Search for dark matter using sub-PeV $\boldsymbol{\gamma}$-rays observed by Tibet AS$_{\boldsymbol{\gamma}}$

TL;DR

The Tibet ASγ collaboration's discovery of diffuse sub-PeV gamma-rays offers new constraints on PeV-scale decaying dark matter, with potential for future detection of such dark matter through high-energy gamma-ray observations.

Contribution

This study provides the first comprehensive analysis of how sub-PeV gamma-ray data constrains PeV-scale decaying dark matter models across various decay channels and astrophysical backgrounds.

Findings

Established the most stringent limits on dark matter lifetime for PeV masses.

Identified the energy range where constraints are strongest (a few PeV to tens of PeV).

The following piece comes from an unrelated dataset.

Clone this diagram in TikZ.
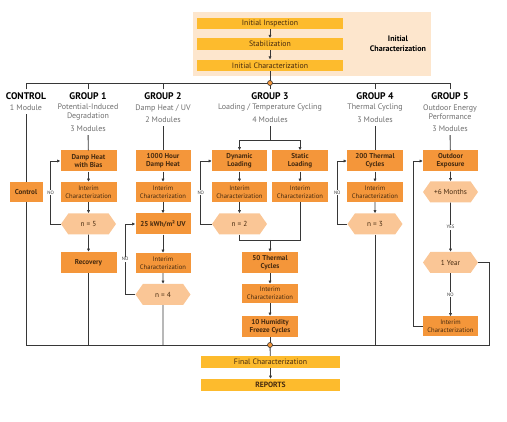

Highlighted the potential of future gamma-ray data to detect PeV-scale decaying dark matter.

Abstract

The discovery of diffuse sub-PeV gamma-rays by the Tibet AS$_\gamma$ Collaboration promises to revolutionize our understanding of the high-energy astrophysical universe. It has been shown that these data broadly agree with prior theoretical expectations. We study the impact of this discovery on a well-motivated new physics scenario: PeV-scale decaying dark matter (DM). Considering a wide range of final states in DM decay, a number of DM density profiles, and numerous astrophysical background models, we find that these data provide the most stringent limit on DM lifetime for various Standard Model final states. In particular, we find that the strongest constraints are derived for DM masses in between a few PeV to a few tens of PeV. Near-future data of these high-energy gamma-rays can be used to discover PeV-scale decaying DM.